After protests erupted on college campuses in the weeks following Hamas’s brutal invasion of Israel on October 7, House Republicans sent a letter to the State Department and the Department of Homeland Security demanding that foreign students who participated in rallies in support of Hamas be deported.
“We are concerned by recent reports of demonstrations on U.S. soil, including student demonstrations, in support of Hamas, a designated Foreign Terrorist Organization, following the shocking terrorist attacks by Hamas on our closest ally in the Middle East, Israel. These demonstrations potentially involve student visa holders,” Representatives Jim Banks (R., Ind.) and Jeff Duncan (R., S.C.) wrote in a letter addressed to Secretaries Antony Blinken and Alejandro Mayorkas.
The letter noted the many Students for Justice in Palestine chapters have issued statements praising Hamas terrorists as freedom fighters or martyrs and justifying their onslaught as necessary for the liberation of the Palestinian people.
Signed by more than a dozen House Republicans, the letter demanded that the State Department and DHS investigate whether non–immigrant visa holders “have been rendered ineligible as a result of ‘endorsing or espousing’ terrorist activity by Hamas?”
Many prominent GOP lawmakers have for months called for the expulsion of foreign students engaged in such inflammatory behavior. Senator Tom Cotton has urged for aliens on student visas who have endorsed or espoused terrorist activity to be deported.
When asked in November by Senator Josh Hawley whether foreign “students . . . who . . . actively advocate for the elimination of Israel and attacks on Jewish individuals . . . [should] have their visas revoked,” Mayorkas stated that “it is a matter of legal interpretation of the statute” that he is “not in a position to provide” but that DHS is “assessing.”
Trump on Sunday also slammed President Biden for abandoning Israel by having threatened to withhold aid for armaments as Israel conducts its military operation in Gaza to destroy Hamas.

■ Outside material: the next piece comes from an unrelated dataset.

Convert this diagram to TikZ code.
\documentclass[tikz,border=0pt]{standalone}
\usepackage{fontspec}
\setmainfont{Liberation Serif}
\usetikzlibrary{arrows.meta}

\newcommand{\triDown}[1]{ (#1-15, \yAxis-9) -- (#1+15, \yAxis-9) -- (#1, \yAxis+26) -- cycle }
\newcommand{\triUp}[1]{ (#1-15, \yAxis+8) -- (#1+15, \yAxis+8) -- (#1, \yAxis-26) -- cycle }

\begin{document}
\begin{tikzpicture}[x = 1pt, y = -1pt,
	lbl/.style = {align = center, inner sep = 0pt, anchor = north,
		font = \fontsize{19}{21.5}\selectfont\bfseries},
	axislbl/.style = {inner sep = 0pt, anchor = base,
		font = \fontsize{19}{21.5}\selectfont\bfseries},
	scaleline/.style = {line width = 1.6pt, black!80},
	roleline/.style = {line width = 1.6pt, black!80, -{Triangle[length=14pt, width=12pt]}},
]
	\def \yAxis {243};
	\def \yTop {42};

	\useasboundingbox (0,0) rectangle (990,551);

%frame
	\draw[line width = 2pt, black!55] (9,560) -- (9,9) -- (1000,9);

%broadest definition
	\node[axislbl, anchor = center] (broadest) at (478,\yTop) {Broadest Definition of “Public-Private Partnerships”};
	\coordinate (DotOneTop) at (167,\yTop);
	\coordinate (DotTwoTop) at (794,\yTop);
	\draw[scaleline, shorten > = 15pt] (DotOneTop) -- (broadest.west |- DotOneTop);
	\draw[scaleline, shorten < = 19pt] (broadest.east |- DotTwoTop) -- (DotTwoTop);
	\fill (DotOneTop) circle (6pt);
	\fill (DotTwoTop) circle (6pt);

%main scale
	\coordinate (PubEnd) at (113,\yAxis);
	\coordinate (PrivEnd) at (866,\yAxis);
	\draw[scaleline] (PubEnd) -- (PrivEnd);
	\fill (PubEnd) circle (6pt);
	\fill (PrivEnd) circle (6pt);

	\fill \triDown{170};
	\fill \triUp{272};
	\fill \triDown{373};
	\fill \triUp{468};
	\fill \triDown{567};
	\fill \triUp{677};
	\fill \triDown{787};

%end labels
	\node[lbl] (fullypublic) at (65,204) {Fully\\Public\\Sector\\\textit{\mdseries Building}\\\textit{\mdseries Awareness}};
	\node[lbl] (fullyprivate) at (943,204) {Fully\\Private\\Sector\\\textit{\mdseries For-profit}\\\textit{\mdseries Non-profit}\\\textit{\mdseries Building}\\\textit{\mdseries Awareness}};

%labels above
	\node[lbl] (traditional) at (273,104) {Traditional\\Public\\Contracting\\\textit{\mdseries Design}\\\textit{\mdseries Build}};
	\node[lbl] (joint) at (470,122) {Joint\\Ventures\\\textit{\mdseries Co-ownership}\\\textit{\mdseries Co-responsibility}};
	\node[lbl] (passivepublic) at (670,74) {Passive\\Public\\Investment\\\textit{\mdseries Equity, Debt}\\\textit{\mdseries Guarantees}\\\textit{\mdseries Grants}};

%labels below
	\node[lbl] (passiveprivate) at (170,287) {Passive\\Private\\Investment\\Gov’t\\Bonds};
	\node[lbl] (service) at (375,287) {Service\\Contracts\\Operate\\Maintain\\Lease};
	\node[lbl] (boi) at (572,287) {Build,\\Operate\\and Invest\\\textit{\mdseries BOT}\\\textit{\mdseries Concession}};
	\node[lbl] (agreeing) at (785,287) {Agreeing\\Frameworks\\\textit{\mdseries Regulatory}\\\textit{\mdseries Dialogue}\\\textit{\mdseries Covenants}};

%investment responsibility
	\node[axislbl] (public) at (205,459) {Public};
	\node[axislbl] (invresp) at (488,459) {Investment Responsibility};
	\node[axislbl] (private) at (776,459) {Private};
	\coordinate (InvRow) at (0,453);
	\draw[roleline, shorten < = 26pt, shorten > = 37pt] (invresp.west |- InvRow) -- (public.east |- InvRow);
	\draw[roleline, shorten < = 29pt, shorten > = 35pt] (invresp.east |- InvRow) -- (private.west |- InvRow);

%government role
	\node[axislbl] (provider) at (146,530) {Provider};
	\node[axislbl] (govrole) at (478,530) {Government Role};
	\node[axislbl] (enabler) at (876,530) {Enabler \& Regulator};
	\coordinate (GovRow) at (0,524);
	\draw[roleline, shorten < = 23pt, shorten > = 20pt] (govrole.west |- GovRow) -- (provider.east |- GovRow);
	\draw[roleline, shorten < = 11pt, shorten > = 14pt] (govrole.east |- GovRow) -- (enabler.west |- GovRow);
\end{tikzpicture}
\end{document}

“This week he announced he would withhold shipping weapons to Israel as they fight to eradicate Hamas terrorists in Gaza,” Trump said as the audience booed. “It was shocking to hear it. Even while there are still American hostages being held by Hamas. . . . Crooked Joe’s actions is one of the worst betrayals of an American ally in the history of our country.”
“I support Israel’s right to win the war on terror,” he added.

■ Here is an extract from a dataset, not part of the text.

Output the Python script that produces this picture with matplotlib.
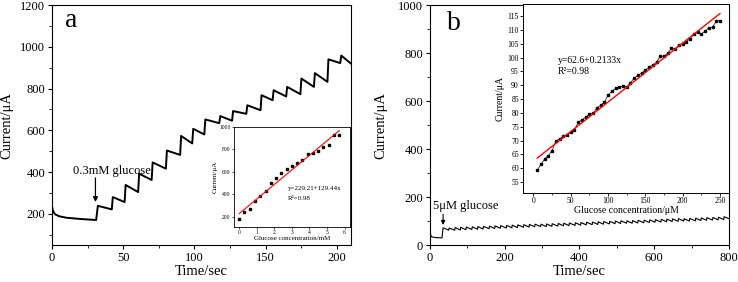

During his administration, Trump and Israeli prime minister Benjamin Netanyahu were known to have a strong diplomatic relationship. After Biden last week said that an Israel Defense Forces invasion of Rafah, the last major Hamas stronghold, was a “red line” for his administration, Netanyahu rebuked him and said the country will pursue Hamas’s eradication so October 7 is never repeated.
City officials estimated that the Trump rally in Wildwood, N.J., along the Jersey Shore, drew a crowd of 80,000 to 100,000, Axios reported.
Trump said the audience size could compete with concerts of major music stars, many of whom are very progressive and criticize him openly. “We have a much bigger crowd than Bruce Springsteen,” he said.